Cuisine Type Estimated Avg Rating Performance Notes Review Patterns
Mediterranean/Greek 4.6–4.8 Highest global cuisine satisfaction Strong positive mention rate
Italian 4.5–4.7 Consistently high performance High review volume
Mexican 4.5–4.7 Most popular by volume in the U.S. Dominates 5-star reviews in 44 of 50 major cities
Asian (Chinese/Japanese) 4.4–4.6 Most searched cuisine type High review frequency
American/Casual Dining 4.3–4.5 Broad category with high variance Mixed service quality perceptions
Fast Food/QSR 4.0–4.3 Lower expectations, value-focused Volume-driven review patterns
Fine Dining 4.4–4.7 Higher standards, more detailed reviews Lower tolerance for service failures

Mexican cuisine emerged as the dominant performer in review satisfaction, securing the most 5-star restaurant reviews in 44 of 50 analyzed U.S. cities. However, Chinese food remains the most Googled cuisine in the United States according to search data, indicating strong interest doesn’t always correlate with rating performance.

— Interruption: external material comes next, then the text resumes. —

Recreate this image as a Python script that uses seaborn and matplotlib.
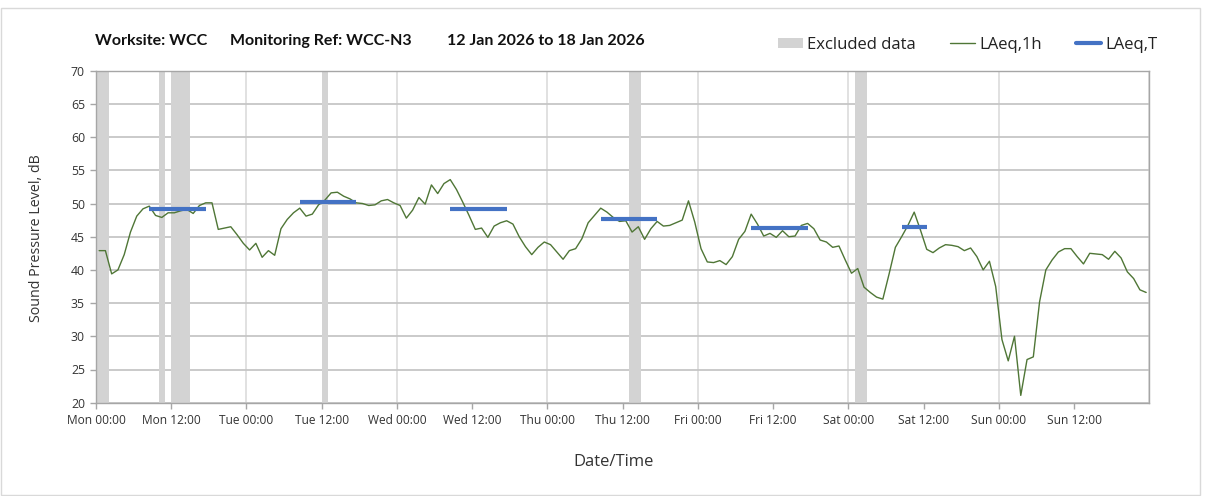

Cuisine-Specific Rating Context: Fine dining and upscale cuisine categories face more stringent evaluation criteria. Reviews for expensive restaurants ($$$–$$$$) are 87% likely to include text for 1–2-star ratings compared to 63% for mid-tier establishments. This suggests that customers paying premium prices hold establishments to higher accountability standards and provide more detailed feedback when expectations aren’t met.

Benchmarking Your Restaurant’s Google Rating

The average Google rating for restaurants in 2025 ranges from 4.29 to 4.6 stars, depending on sampling methodology, with industry median performance at 4.6 stars. However, “average” no longer represents a competitive position: with 91% of diners avoiding restaurants below 4 stars, establishments must target 4.5+ stars as the minimum viable threshold and pursue 4.7+ stars for true competitive differentiation.

Restaurant owners should evaluate their performance not just against overall industry averages but against cuisine-specific benchmarks and local competitive contexts. Mediterranean, Italian, and Mexican restaurants should target 4.6–4.8+ stars, while fast-casual and QSR concepts should aim for 4.3–4.5+ stars as strong category performance.